In anticipation of the Colombo Day holiday, I headed out last Monday to the Grand Canyon of Pennsylvania, a long and picturesque river valley that draws a lot of travelers all year round.  Since it is PA, all of the landscape is covered with trees, but it was nice.  Highlight was a long bike ride on the rails2trails path along the creek that runs at the bottom of the valley.  It ain't no Colorado River, but it's nice and pleasant, with good scenery.  Friendly people

Then on Tuesday, I went up to Syracuse to visit the Erie Canal museum, which I found very interesting.  Before the railroads, the Erie Canal was the best and cheapest way to get goods from the East cost to markets in the Midwest, and of course to get mid-western products to the east coast.  For it's time, there is a lot of engineering and technology demonstrated, and the sections of the canal that remain provide good hiking or biking paths in rural and farm areas.  My legs were about shot from Monday's ride, but I rode one of the tow paths for a couple hours.

then I went to Cooperstown to spend an afternoon at the Baseball Hall of Fame.  Great stop.  Great town.  Wish I lived there. Well....maybe not in the Winter.

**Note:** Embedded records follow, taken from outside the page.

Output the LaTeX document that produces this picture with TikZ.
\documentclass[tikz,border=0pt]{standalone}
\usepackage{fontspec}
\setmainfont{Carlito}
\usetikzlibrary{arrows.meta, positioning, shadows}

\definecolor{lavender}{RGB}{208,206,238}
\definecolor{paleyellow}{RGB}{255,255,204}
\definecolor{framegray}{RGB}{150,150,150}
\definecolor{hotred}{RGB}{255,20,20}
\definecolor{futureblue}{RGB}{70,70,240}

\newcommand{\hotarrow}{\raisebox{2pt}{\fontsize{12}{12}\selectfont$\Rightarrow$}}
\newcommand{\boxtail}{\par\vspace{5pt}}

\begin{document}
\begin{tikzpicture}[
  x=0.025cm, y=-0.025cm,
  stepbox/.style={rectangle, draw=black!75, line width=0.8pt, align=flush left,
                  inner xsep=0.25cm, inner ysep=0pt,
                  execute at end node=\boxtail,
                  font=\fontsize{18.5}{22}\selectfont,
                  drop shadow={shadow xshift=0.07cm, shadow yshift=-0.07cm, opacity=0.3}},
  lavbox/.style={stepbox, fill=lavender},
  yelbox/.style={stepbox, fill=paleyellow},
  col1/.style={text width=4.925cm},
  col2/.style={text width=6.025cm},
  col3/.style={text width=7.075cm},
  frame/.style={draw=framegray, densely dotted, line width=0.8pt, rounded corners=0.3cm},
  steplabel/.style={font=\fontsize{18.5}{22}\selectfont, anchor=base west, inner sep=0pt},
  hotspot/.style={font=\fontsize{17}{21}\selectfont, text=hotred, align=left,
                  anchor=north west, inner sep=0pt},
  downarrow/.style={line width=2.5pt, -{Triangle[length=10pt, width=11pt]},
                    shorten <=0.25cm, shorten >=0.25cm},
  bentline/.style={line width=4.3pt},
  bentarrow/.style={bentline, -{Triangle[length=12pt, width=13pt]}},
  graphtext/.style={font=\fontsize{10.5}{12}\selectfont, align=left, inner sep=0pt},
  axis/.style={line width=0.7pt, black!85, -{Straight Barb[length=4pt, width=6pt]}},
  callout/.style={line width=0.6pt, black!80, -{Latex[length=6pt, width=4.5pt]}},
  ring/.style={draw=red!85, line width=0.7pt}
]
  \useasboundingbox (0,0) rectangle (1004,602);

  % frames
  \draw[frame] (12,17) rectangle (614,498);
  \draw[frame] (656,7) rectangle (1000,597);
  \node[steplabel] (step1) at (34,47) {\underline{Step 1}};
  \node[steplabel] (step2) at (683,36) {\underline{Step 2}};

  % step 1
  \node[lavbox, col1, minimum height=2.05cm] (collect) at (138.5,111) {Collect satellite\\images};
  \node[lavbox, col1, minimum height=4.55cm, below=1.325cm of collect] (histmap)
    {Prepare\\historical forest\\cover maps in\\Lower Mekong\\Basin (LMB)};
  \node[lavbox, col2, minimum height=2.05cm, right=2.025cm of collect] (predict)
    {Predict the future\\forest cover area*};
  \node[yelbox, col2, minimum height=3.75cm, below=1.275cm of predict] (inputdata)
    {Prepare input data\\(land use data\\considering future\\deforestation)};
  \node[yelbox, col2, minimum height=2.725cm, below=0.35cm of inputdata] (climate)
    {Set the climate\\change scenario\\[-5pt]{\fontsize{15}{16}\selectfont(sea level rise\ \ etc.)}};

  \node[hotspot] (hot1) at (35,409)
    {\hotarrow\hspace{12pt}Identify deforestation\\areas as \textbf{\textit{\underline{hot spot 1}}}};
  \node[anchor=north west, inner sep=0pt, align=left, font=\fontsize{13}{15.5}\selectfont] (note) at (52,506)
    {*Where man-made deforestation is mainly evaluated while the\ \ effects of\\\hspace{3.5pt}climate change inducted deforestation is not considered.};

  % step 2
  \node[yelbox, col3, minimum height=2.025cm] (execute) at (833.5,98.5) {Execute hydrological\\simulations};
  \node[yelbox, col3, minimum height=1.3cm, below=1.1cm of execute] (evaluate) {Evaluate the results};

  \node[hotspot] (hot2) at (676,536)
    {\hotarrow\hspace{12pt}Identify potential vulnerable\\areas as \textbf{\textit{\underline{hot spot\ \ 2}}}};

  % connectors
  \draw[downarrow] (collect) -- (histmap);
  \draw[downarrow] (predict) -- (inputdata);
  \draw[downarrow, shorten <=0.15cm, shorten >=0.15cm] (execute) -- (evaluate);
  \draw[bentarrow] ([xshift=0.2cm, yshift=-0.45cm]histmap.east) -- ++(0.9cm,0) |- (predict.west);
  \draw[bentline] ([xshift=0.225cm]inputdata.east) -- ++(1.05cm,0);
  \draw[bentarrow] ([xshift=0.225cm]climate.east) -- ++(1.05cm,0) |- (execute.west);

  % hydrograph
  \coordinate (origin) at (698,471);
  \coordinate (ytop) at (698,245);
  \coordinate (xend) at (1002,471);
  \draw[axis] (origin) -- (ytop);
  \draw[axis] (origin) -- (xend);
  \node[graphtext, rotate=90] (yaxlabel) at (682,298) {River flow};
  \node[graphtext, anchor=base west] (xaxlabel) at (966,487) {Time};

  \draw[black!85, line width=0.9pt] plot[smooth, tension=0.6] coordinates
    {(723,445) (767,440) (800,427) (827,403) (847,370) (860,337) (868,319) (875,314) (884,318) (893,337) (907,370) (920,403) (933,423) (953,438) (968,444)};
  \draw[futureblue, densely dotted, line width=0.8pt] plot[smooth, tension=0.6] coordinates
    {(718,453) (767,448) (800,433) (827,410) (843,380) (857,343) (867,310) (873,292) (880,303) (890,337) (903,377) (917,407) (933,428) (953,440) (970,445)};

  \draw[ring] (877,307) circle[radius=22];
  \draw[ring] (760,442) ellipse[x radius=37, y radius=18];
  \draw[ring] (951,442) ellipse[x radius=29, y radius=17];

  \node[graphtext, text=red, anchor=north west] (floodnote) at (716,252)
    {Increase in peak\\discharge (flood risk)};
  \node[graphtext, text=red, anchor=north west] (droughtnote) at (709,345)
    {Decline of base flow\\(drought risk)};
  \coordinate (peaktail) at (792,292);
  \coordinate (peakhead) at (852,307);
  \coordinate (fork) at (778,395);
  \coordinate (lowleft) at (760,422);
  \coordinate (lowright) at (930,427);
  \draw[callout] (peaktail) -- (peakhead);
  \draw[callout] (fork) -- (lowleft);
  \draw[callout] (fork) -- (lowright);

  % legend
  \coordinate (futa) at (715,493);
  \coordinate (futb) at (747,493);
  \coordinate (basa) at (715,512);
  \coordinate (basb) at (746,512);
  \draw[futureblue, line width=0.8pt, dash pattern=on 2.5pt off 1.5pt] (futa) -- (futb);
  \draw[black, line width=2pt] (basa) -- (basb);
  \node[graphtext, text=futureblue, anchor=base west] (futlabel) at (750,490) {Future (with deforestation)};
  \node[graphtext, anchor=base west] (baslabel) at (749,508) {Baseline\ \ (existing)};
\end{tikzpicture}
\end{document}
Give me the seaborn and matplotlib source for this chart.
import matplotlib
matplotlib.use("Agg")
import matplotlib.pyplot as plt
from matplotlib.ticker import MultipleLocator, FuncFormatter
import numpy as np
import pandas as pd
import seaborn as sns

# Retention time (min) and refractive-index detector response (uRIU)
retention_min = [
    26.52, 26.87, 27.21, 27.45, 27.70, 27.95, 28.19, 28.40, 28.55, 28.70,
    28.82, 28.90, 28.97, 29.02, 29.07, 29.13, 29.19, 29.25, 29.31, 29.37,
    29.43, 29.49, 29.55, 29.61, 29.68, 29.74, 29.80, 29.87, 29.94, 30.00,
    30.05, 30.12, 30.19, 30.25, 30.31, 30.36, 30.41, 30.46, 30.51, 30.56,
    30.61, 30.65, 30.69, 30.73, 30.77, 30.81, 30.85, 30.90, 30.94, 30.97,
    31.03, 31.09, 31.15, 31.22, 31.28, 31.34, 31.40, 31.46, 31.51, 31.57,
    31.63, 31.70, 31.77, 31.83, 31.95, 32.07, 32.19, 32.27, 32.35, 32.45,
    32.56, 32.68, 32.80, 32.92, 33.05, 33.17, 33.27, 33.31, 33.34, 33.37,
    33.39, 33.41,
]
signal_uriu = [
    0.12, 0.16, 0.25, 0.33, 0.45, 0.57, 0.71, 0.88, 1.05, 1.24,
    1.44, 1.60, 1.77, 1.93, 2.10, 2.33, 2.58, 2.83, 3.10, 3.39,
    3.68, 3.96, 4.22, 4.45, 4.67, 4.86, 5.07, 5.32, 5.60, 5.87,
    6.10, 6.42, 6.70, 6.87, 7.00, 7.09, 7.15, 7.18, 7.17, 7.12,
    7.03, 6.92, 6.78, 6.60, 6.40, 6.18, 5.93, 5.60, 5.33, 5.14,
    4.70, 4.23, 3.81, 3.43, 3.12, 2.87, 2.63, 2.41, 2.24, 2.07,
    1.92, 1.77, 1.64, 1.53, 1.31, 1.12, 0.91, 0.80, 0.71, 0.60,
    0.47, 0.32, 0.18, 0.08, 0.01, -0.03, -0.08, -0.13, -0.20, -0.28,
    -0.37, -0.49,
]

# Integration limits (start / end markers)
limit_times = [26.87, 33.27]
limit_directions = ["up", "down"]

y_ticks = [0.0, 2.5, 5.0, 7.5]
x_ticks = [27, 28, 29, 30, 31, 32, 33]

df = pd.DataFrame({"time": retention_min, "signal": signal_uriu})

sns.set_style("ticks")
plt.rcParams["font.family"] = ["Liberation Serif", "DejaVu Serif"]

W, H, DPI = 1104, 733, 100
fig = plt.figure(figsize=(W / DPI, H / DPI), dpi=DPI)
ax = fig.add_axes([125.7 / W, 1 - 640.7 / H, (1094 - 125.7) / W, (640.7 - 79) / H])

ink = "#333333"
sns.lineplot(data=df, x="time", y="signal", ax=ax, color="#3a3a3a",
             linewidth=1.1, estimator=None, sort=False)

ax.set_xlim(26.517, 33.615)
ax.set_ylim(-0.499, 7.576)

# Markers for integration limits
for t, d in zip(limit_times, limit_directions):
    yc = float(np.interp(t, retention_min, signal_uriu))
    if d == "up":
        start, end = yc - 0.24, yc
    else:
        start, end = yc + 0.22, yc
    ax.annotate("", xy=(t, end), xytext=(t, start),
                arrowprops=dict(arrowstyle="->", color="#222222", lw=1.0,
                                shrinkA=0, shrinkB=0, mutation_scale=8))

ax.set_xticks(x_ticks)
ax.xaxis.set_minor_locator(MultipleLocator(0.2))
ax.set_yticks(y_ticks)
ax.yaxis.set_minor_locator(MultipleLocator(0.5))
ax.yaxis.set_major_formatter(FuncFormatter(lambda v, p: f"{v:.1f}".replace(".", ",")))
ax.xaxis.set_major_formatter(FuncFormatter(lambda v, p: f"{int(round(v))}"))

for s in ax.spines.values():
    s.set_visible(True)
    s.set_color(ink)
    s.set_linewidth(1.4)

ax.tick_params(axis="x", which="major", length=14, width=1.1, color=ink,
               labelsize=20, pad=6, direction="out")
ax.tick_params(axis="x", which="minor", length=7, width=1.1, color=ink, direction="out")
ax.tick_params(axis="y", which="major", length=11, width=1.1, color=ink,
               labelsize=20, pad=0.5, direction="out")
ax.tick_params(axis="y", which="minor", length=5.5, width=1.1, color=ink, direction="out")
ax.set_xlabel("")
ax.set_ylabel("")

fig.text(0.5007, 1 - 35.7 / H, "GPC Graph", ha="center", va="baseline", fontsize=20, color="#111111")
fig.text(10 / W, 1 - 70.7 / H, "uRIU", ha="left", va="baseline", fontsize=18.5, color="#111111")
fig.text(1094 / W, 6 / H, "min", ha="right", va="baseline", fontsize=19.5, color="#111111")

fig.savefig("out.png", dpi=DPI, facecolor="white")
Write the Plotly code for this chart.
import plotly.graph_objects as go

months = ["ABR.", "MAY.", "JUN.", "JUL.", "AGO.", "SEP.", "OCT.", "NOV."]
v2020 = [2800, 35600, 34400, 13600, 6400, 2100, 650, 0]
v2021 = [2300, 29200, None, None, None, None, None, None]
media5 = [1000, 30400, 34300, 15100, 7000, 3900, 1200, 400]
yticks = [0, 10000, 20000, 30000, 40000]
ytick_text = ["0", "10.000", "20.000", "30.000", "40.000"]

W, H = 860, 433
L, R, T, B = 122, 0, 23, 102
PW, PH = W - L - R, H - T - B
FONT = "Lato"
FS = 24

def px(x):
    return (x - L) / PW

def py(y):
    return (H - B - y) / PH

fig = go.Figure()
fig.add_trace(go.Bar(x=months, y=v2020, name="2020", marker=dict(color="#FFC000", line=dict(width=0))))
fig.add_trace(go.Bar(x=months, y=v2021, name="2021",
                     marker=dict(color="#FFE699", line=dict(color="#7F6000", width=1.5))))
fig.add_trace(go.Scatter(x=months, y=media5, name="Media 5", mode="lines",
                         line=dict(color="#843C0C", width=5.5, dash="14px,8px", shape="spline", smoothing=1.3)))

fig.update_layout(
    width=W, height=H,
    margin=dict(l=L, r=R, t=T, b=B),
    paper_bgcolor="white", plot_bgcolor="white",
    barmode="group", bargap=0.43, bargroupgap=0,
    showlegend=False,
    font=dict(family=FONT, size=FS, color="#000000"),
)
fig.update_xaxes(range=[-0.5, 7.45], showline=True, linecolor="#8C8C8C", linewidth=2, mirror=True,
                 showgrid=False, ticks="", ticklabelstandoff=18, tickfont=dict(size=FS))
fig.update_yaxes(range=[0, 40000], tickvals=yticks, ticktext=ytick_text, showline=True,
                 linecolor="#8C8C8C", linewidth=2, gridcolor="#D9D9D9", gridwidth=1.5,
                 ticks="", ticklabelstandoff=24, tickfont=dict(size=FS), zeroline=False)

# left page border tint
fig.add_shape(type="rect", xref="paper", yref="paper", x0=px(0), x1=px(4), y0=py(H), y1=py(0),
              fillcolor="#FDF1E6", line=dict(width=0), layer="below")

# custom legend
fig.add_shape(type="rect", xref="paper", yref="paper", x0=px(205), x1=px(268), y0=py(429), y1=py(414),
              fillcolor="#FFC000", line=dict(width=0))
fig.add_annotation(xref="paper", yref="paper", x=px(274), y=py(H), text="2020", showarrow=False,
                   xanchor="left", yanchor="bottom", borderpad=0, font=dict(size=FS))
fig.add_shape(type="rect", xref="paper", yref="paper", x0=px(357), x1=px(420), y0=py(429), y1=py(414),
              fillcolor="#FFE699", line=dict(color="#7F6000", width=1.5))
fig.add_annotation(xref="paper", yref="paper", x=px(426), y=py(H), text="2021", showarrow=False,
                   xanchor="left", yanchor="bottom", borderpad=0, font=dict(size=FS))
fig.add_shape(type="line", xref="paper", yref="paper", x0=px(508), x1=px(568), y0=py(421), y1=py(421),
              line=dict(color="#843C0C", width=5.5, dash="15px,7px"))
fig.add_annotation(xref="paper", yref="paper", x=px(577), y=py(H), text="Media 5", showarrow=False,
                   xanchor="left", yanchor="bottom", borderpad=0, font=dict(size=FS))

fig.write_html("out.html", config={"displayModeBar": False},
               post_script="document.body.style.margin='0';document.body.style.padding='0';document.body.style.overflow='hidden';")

Then on Wednesday morning, I drove over to West Point, to take a guided tour of the campus, and otherwise snoop around.  This is a great stop with a lot of inspiring military history.  Some outstanding Americans are evidenced here and buried here.  Drove up to Portsmouth NH to spend the night, before picking up my wife at Logan on Thursday morning.

Spent 4 nice days exploring around Portland, Maine before driving back home.  I found a nice room in a 200-year-old farmhouse in Scarborough (10 miles south of Portland) on AirBnB.  To be kind, Portland's good for about three days, and we spent 4 there.

Not a bad vacation, if I do say so myself.


----------